I heard the screaming first. High pitched, not too loud, more like a frantic alarm or maybe a call for help. Then two black shapes, one larger than the other flashed in front of me, not twenty feet away, from right to left. I noticed the sharp pointed pair of wings silhouetted against the very bright sky. My brain on auto-reflex said “A falcon for sure”. The shapes did a tight 180 and spiraled down to the ground of our pasture, less than fifty feet away. The prey was still fluttering and screaming on the ground. The falcon bit down on the smaller bird and held on. The fluttering stopped. I started to scream out “hay you…stop it!” I could see the very red eyes of the falcon as he had now seen me move. He tilted his head watching me, maybe wondering what to do? The falcon was very dark blue above over a soft deep dark reddish chest. The top of the head was very black. A small bird and not a Peregrine.  A Sharp- Shinned Hawk?
  How could I have such a childish impulse to interfere after all these years of wildlife work? Then I wondered where my camera with the long lens was? I wanted to see better. I ran into the kitchen and grabbed the binoculars from the table, and then back out on the deck. Then my logic took over and I realized I had just witnessed nature in action. That is why I was sitting on our deck watching all the birds nearby anyway.  A falcon had just made a kill. The glasses told me it was a Yellow Crowned Sparrow that was killed.  Nature at work I know. But, it was so breathtaking to see something die so quickly right in front of your eyes.

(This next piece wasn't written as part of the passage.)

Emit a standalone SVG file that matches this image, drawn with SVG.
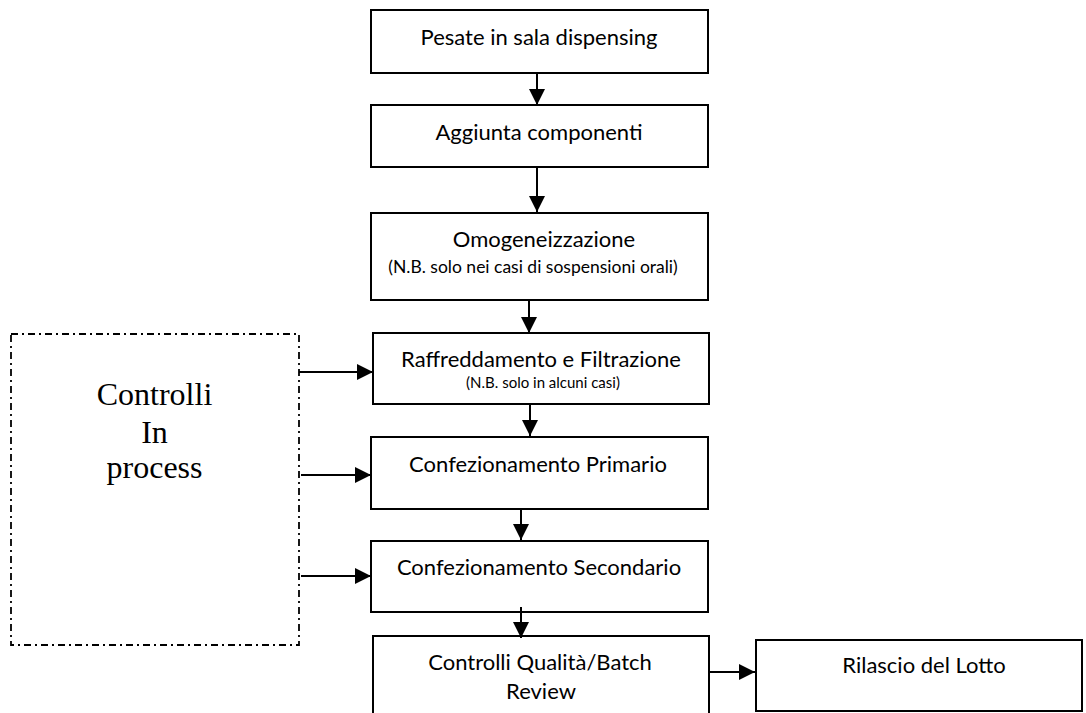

My heart was beating so fast and I felt breathless.   
This is not the first time this has happen in almost the exact same spot. The last time it happened even closer to the deck. I was sitting at the kitchen table, heard the screaming and the thrashing in the bushes under the Live Oak tree. I grabbed the camera and ran out under the tree. The first thing I saw up in the tree was the eyes, starring down at me. The killer in this case, a Coopers Hawk, was clutching its kill and sitting on a large limb up in the tree.  The hawk starting tearing his kill apart with his beak right away. Feathers were flying with the red blood colored meat easily seen in his beak.
I have watched a number of other wild animals die from a predatory attack. Coyotes killed a fawn, with my son Randy watching too. I asked him what we should do. He thought about it and said “nothing”. He was only 13 or so and I was very proud that he understood. Then there was the Mountain Lion in the early cold morning light, walking softly down the hill in the thick timber following a group of does and fawns that had just passed by. I saw the lion for maybe 30 seconds or so. Then he was gone. But I knew where he had gone when I heard the screams from the deer off to the right and up the hill a few minutes later.
 In the wild, some die so that others can live. Makes sense and I understand. In the “civilized” world people die violently all the time for reasons no one understands.